**Task details:** Scan the following material for the string "page" and copy each line in which it appears.

**Recorded information:**
————————

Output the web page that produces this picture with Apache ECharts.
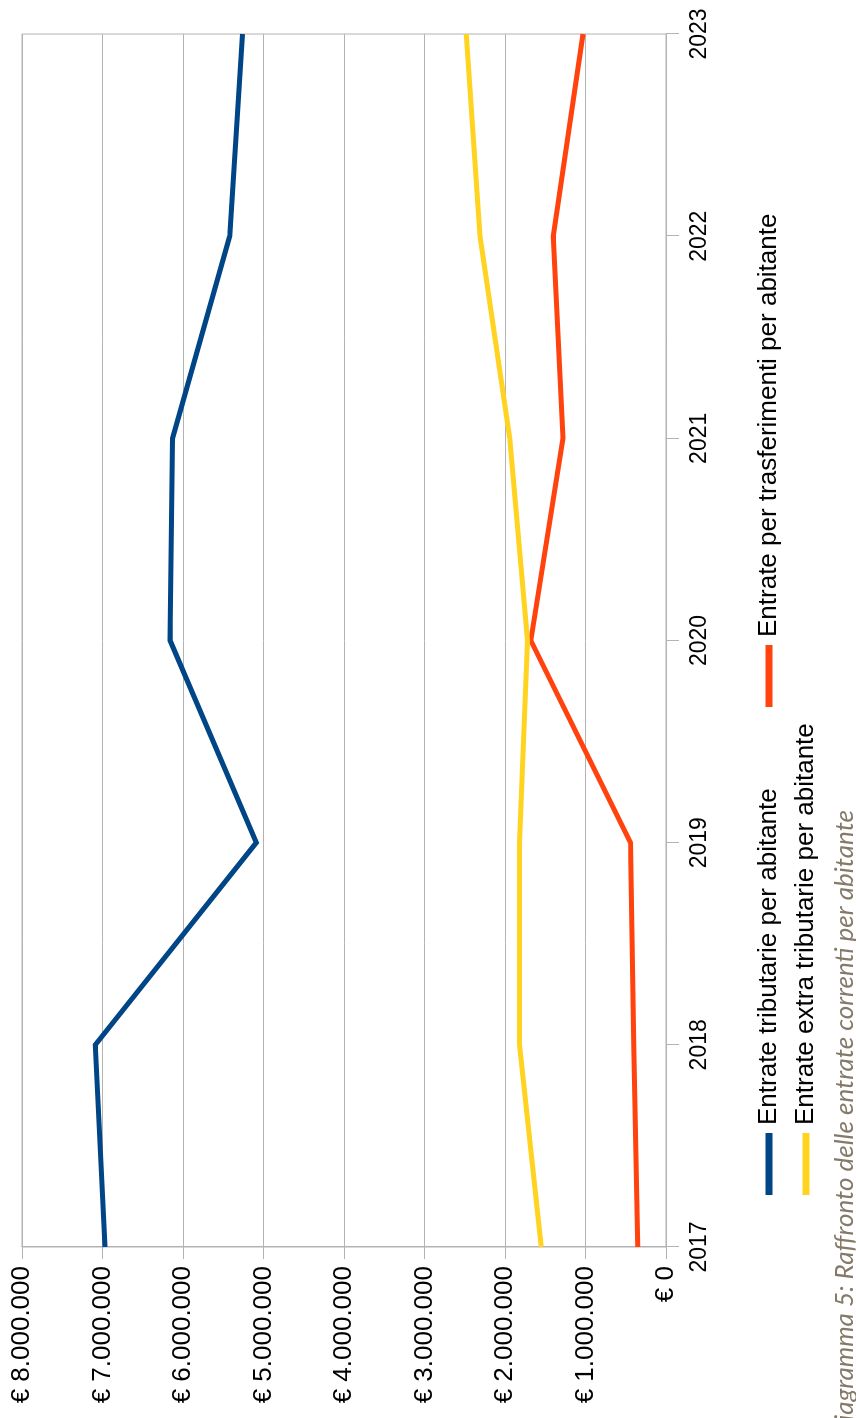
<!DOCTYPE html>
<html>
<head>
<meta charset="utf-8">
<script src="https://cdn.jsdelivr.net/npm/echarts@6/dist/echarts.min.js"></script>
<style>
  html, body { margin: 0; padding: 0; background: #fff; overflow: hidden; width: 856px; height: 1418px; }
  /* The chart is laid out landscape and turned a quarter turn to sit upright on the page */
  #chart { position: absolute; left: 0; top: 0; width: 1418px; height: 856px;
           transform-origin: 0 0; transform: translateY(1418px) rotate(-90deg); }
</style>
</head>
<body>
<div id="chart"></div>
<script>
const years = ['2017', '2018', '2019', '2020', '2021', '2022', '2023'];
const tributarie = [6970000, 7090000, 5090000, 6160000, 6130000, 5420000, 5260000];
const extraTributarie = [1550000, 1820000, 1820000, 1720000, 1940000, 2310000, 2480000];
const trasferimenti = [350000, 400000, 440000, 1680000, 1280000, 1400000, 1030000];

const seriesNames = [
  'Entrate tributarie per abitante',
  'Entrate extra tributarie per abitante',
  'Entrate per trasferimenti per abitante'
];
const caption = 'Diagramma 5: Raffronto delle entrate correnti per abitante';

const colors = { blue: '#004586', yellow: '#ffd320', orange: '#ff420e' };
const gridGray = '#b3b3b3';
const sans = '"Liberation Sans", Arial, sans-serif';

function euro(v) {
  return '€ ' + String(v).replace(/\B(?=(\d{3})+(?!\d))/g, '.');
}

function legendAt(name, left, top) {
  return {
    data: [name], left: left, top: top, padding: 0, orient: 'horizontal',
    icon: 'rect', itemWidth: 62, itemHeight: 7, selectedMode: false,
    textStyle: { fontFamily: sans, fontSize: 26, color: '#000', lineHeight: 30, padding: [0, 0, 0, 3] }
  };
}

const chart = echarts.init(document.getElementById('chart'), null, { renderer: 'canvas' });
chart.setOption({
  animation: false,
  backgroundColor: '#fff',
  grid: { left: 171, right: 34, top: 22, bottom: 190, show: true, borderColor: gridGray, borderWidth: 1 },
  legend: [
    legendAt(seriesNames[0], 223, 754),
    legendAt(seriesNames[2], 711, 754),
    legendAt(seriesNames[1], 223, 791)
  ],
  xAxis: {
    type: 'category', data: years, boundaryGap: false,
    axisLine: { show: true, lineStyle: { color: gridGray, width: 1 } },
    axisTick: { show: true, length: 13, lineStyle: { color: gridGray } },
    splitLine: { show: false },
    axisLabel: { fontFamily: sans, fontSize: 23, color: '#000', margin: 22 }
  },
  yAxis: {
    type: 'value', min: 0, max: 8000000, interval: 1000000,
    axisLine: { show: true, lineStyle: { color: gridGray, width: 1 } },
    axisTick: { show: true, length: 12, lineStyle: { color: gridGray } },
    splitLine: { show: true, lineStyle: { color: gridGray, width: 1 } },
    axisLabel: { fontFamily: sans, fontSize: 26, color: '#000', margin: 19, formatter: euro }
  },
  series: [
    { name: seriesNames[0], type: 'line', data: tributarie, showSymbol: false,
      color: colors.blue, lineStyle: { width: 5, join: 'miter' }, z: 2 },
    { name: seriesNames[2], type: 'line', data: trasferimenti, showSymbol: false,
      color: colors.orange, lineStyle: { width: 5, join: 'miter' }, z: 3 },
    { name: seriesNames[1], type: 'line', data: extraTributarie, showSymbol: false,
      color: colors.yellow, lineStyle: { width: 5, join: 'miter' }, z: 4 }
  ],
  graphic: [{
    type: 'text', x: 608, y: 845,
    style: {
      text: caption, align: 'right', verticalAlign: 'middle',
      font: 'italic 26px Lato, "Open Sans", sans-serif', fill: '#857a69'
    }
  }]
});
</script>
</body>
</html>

————————

**Finished task:**
Output the web page that produces this picture with Apache ECharts.
  /* The chart is laid out landscape and turned a quarter turn to sit upright on the page */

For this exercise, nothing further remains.